** begin **
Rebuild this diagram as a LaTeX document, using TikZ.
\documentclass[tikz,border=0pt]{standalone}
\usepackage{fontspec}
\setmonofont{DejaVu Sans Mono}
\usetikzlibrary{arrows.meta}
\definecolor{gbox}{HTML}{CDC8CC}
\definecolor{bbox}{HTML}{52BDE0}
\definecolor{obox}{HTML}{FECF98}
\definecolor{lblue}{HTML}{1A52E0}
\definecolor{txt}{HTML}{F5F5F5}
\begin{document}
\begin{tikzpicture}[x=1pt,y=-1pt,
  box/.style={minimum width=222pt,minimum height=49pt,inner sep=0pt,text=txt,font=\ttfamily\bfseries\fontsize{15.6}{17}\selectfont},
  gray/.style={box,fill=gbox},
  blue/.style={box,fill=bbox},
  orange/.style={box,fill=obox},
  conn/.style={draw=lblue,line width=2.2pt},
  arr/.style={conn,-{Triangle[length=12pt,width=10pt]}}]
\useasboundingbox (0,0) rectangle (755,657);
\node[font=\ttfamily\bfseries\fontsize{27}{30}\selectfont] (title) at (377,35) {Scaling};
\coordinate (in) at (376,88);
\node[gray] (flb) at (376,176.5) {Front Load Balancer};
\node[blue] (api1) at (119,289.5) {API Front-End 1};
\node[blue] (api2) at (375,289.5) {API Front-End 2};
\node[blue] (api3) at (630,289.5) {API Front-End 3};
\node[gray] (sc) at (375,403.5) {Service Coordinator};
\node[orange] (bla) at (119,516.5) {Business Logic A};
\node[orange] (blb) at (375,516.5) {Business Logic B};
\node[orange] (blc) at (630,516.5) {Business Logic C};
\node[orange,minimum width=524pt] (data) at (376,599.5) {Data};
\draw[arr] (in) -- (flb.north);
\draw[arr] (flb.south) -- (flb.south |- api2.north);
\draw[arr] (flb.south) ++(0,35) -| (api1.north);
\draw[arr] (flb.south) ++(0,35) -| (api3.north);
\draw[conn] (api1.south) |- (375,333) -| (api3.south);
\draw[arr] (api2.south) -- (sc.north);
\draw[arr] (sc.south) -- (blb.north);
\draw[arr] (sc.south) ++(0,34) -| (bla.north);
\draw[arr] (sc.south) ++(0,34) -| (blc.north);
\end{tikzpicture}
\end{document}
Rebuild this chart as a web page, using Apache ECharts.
** end **
• [Aim]: Recopy the entries above in their entirety, exactly.

• [Exercise solution]:
Rebuild this diagram as a LaTeX document, using TikZ.
\documentclass[tikz,border=0pt]{standalone}
\usepackage{fontspec}
\setmonofont{DejaVu Sans Mono}
\usetikzlibrary{arrows.meta}
\definecolor{gbox}{HTML}{CDC8CC}
\definecolor{bbox}{HTML}{52BDE0}
\definecolor{obox}{HTML}{FECF98}
\definecolor{lblue}{HTML}{1A52E0}
\definecolor{txt}{HTML}{F5F5F5}
\begin{document}
\begin{tikzpicture}[x=1pt,y=-1pt,
  box/.style={minimum width=222pt,minimum height=49pt,inner sep=0pt,text=txt,font=\ttfamily\bfseries\fontsize{15.6}{17}\selectfont},
  gray/.style={box,fill=gbox},
  blue/.style={box,fill=bbox},
  orange/.style={box,fill=obox},
  conn/.style={draw=lblue,line width=2.2pt},
  arr/.style={conn,-{Triangle[length=12pt,width=10pt]}}]
\useasboundingbox (0,0) rectangle (755,657);
\node[font=\ttfamily\bfseries\fontsize{27}{30}\selectfont] (title) at (377,35) {Scaling};
\coordinate (in) at (376,88);
\node[gray] (flb) at (376,176.5) {Front Load Balancer};
\node[blue] (api1) at (119,289.5) {API Front-End 1};
\node[blue] (api2) at (375,289.5) {API Front-End 2};
\node[blue] (api3) at (630,289.5) {API Front-End 3};
\node[gray] (sc) at (375,403.5) {Service Coordinator};
\node[orange] (bla) at (119,516.5) {Business Logic A};
\node[orange] (blb) at (375,516.5) {Business Logic B};
\node[orange] (blc) at (630,516.5) {Business Logic C};
\node[orange,minimum width=524pt] (data) at (376,599.5) {Data};
\draw[arr] (in) -- (flb.north);
\draw[arr] (flb.south) -- (flb.south |- api2.north);
\draw[arr] (flb.south) ++(0,35) -| (api1.north);
\draw[arr] (flb.south) ++(0,35) -| (api3.north);
\draw[conn] (api1.south) |- (375,333) -| (api3.south);
\draw[arr] (api2.south) -- (sc.north);
\draw[arr] (sc.south) -- (blb.north);
\draw[arr] (sc.south) ++(0,34) -| (bla.north);
\draw[arr] (sc.south) ++(0,34) -| (blc.north);
\end{tikzpicture}
\end{document}
Rebuild this chart as a web page, using Apache ECharts.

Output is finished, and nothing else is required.